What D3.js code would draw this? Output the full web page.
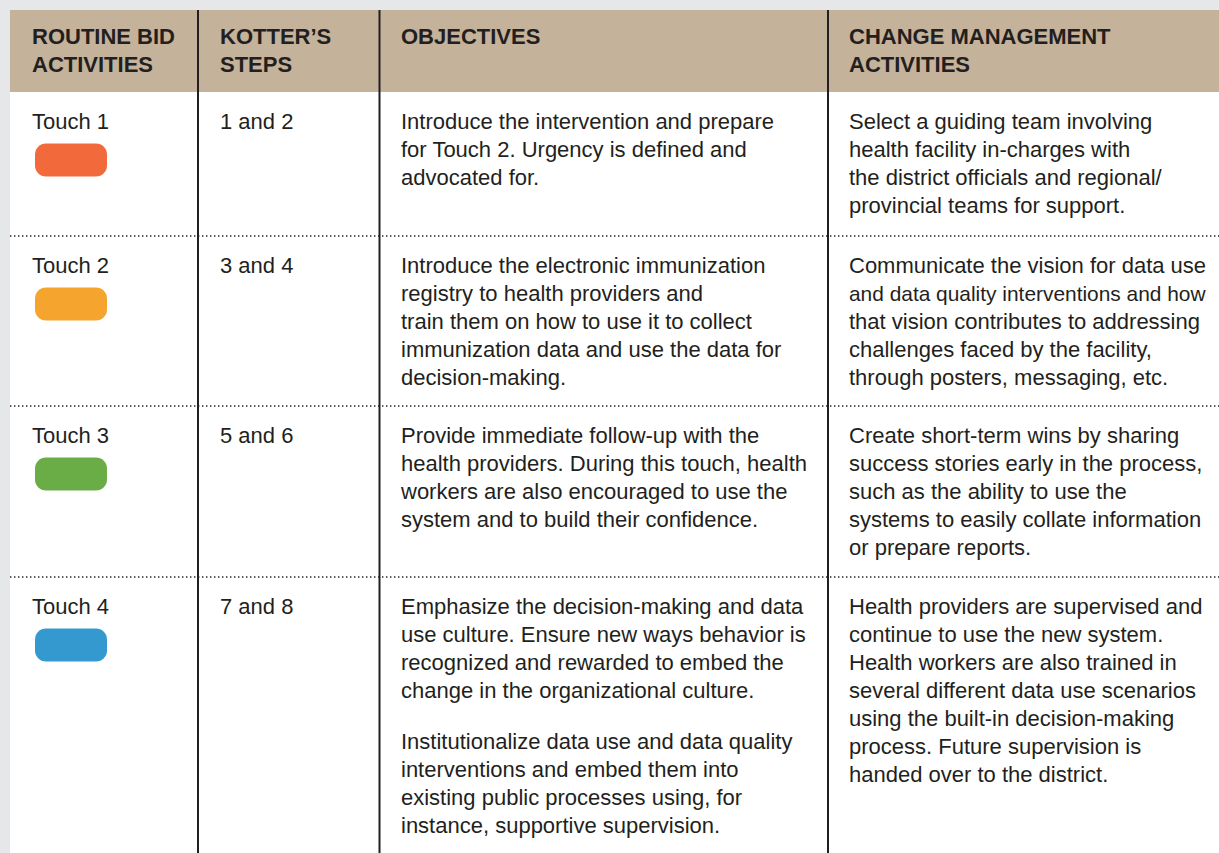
<!DOCTYPE html>
<html><head><meta charset="utf-8">
<script src="https://cdn.jsdelivr.net/npm/d3@7"></script>
<style>html,body{margin:0;padding:0;background:#e6e7e8;overflow:hidden}svg{display:block}</style>
</head><body>
<svg id="c" width="1219" height="853"></svg>
<script>
const headers = [["ROUTINE BID","ACTIVITIES"],["KOTTER’S","STEPS"],["OBJECTIVES"],["CHANGE MANAGEMENT","ACTIVITIES"]];
const touches = ["Touch 1","Touch 2","Touch 3","Touch 4"];
const touchColors = ["#f26a3b","#f5a52d","#6aac45","#3399cf"];
const steps = ["1 and 2","3 and 4","5 and 6","7 and 8"];
const objectives = [
  [["Introduce the intervention and prepare","for Touch 2. Urgency is defined and","advocated for."]],
  [["Introduce the electronic immunization","registry to health providers and","train them on how to use it to collect","immunization data and use the data for","decision-making."]],
  [["Provide immediate follow-up with the","health providers. During this touch, health","workers are also encouraged to use the","system and to build their confidence."]],
  [["Emphasize the decision-making and data","use culture. Ensure new ways behavior is","recognized and rewarded to embed the","change in the organizational culture."],
   ["Institutionalize data use and data quality","interventions and embed them into","existing public processes using, for","instance, supportive supervision."]]
];
const activities = [
  ["Select a guiding team involving","health facility in-charges with","the district officials and regional/","provincial teams for support."],
  ["Communicate the vision for data use","and data quality interventions and how","that vision contributes to addressing","challenges faced by the facility,","through posters, messaging, etc."],
  ["Create short-term wins by sharing","success stories early in the process,","such as the ability to use the","systems to easily collate information","or prepare reports."],
  ["Health providers are supervised and","continue to use the new system.","Health workers are also trained in","several different data use scenarios","using the built-in decision-making","process. Future supervision is","handed over to the district."]
];
const rowTops = [92, 236, 406, 577];

(function(){
const W = 1219, H = 853;
const x0 = 10, y0 = 10, headerBottom = 92;
const colLines = [198, 379.5, 828];
const textX = [32, 220, 401, 849];
const colRight = [190, 372, 820, 1207];
const lh = 28, fontSize = 22, ink = "#231f20";
const font = "'Liberation Sans', Arial, Helvetica, sans-serif";

const svg = d3.select("#c");
svg.append("rect").attr("x",0).attr("y",0).attr("width",W).attr("height",H).attr("fill","#e6e7e8");
svg.append("rect").attr("x",x0).attr("y",y0).attr("width",W-x0).attr("height",H-y0).attr("fill","#ffffff");
svg.append("rect").attr("x",x0).attr("y",y0).attr("width",W-x0).attr("height",headerBottom-y0).attr("fill","#c4b29a");

function fit(sel, maxW){
  sel.each(function(){
    const len = this.getComputedTextLength();
    if (len > maxW) d3.select(this).attr("font-size", Math.floor(fontSize*maxW/len*10)/10);
  });
}

const hg = svg.append("g");
headers.forEach((lines,i)=>{
  hg.selectAll(null).data(lines).join("text")
    .attr("x",textX[i]).attr("y",(d,j)=>44+j*lh)
    .attr("font-family",font).attr("font-weight","bold").attr("font-size",fontSize).attr("fill",ink)
    .text(d=>d)
    .call(fit, colRight[i]-textX[i]);
});

svg.selectAll("line.sep").data(rowTops.slice(1)).join("line")
  .attr("class","sep").attr("x1",x0).attr("x2",W).attr("y1",d=>d).attr("y2",d=>d)
  .attr("stroke",ink).attr("stroke-width",1.6).attr("stroke-dasharray","1.4,2.6");

svg.selectAll("line.col").data(colLines).join("line")
  .attr("class","col").attr("x1",d=>d).attr("x2",d=>d).attr("y1",y0).attr("y2",H)
  .attr("stroke",ink).attr("stroke-width",2);

function addLines(g, lines, col, yb){
  g.selectAll(null).data(lines).join("text")
    .attr("x",textX[col]).attr("y",(d,j)=>yb+j*lh)
    .attr("font-family",font).attr("font-size",fontSize).attr("fill",ink)
    .text(d=>d)
    .call(fit, colRight[col]-textX[col]);
}

rowTops.forEach((rt,i)=>{
  const g = svg.append("g");
  const b = rt + 37;
  addLines(g,[touches[i]],0,b);
  g.append("rect").attr("x",35).attr("y",b+14.5).attr("width",72).attr("height",33)
    .attr("rx",11).attr("fill",touchColors[i]);
  addLines(g,[steps[i]],1,b);
  let y = b;
  objectives[i].forEach(par=>{
    addLines(g,par,2,y);
    y += par.length*lh + 23;
  });
  addLines(g,activities[i],3,b);
});
})();
</script>
</body></html>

→ **REQUIRED TASK**: From the data above, write out everything exactly except the pictures.

→ **TASK SOLUTION**:
What D3.js code would draw this? Output the full web page.
<!DOCTYPE html>
<html><head><meta charset="utf-8">
<script src="https://cdn.jsdelivr.net/npm/d3@7"></script>
<style>html,body{margin:0;padding:0;background:#e6e7e8;overflow:hidden}svg{display:block}</style>
</head><body>
<svg id="c" width="1219" height="853"></svg>
<script>
const headers = [["ROUTINE BID","ACTIVITIES"],["KOTTER’S","STEPS"],["OBJECTIVES"],["CHANGE MANAGEMENT","ACTIVITIES"]];
const touches = ["Touch 1","Touch 2","Touch 3","Touch 4"];
const touchColors = ["#f26a3b","#f5a52d","#6aac45","#3399cf"];
const steps = ["1 and 2","3 and 4","5 and 6","7 and 8"];
const objectives = [
  [["Introduce the intervention and prepare","for Touch 2. Urgency is defined and","advocated for."]],
  [["Introduce the electronic immunization","registry to health providers and","train them on how to use it to collect","immunization data and use the data for","decision-making."]],
  [["Provide immediate follow-up with the","health providers. During this touch, health","workers are also encouraged to use the","system and to build their confidence."]],
  [["Emphasize the decision-making and data","use culture. Ensure new ways behavior is","recognized and rewarded to embed the","change in the organizational culture."],
   ["Institutionalize data use and data quality","interventions and embed them into","existing public processes using, for","instance, supportive supervision."]]
];
const activities = [
  ["Select a guiding team involving","health facility in-charges with","the district officials and regional/","provincial teams for support."],
  ["Communicate the vision for data use","and data quality interventions and how","that vision contributes to addressing","challenges faced by the facility,","through posters, messaging, etc."],
  ["Create short-term wins by sharing","success stories early in the process,","such as the ability to use the","systems to easily collate information","or prepare reports."],
  ["Health providers are supervised and","continue to use the new system.","Health workers are also trained in","several different data use scenarios","using the built-in decision-making","process. Future supervision is","handed over to the district."]
];
const rowTops = [92, 236, 406, 577];

(function(){
const W = 1219, H = 853;
const x0 = 10, y0 = 10, headerBottom = 92;
const colLines = [198, 379.5, 828];
const textX = [32, 220, 401, 849];
const colRight = [190, 372, 820, 1207];
const lh = 28, fontSize = 22, ink = "#231f20";
const font = "'Liberation Sans', Arial, Helvetica, sans-serif";

const svg = d3.select("#c");
svg.append("rect").attr("x",0).attr("y",0).attr("width",W).attr("height",H).attr("fill","#e6e7e8");
svg.append("rect").attr("x",x0).attr("y",y0).attr("width",W-x0).attr("height",H-y0).attr("fill","#ffffff");
svg.append("rect").attr("x",x0).attr("y",y0).attr("width",W-x0).attr("height",headerBottom-y0).attr("fill","#c4b29a");

function fit(sel, maxW){
  sel.each(function(){
    const len = this.getComputedTextLength();
    if (len > maxW) d3.select(this).attr("font-size", Math.floor(fontSize*maxW/len*10)/10);
  });
}

const hg = svg.append("g");
headers.forEach((lines,i)=>{
  hg.selectAll(null).data(lines).join("text")
    .attr("x",textX[i]).attr("y",(d,j)=>44+j*lh)
    .attr("font-family",font).attr("font-weight","bold").attr("font-size",fontSize).attr("fill",ink)
    .text(d=>d)
    .call(fit, colRight[i]-textX[i]);
});

svg.selectAll("line.sep").data(rowTops.slice(1)).join("line")
  .attr("class","sep").attr("x1",x0).attr("x2",W).attr("y1",d=>d).attr("y2",d=>d)
  .attr("stroke",ink).attr("stroke-width",1.6).attr("stroke-dasharray","1.4,2.6");

svg.selectAll("line.col").data(colLines).join("line")
  .attr("class","col").attr("x1",d=>d).attr("x2",d=>d).attr("y1",y0).attr("y2",H)
  .attr("stroke",ink).attr("stroke-width",2);

function addLines(g, lines, col, yb){
  g.selectAll(null).data(lines).join("text")
    .attr("x",textX[col]).attr("y",(d,j)=>yb+j*lh)
    .attr("font-family",font).attr("font-size",fontSize).attr("fill",ink)
    .text(d=>d)
    .call(fit, colRight[col]-textX[col]);
}

rowTops.forEach((rt,i)=>{
  const g = svg.append("g");
  const b = rt + 37;
  addLines(g,[touches[i]],0,b);
  g.append("rect").attr("x",35).attr("y",b+14.5).attr("width",72).attr("height",33)
    .attr("rx",11).attr("fill",touchColors[i]);
  addLines(g,[steps[i]],1,b);
  let y = b;
  objectives[i].forEach(par=>{
    addLines(g,par,2,y);
    y += par.length*lh + 23;
  });
  addLines(g,activities[i],3,b);
});
})();
</script>
</body></html>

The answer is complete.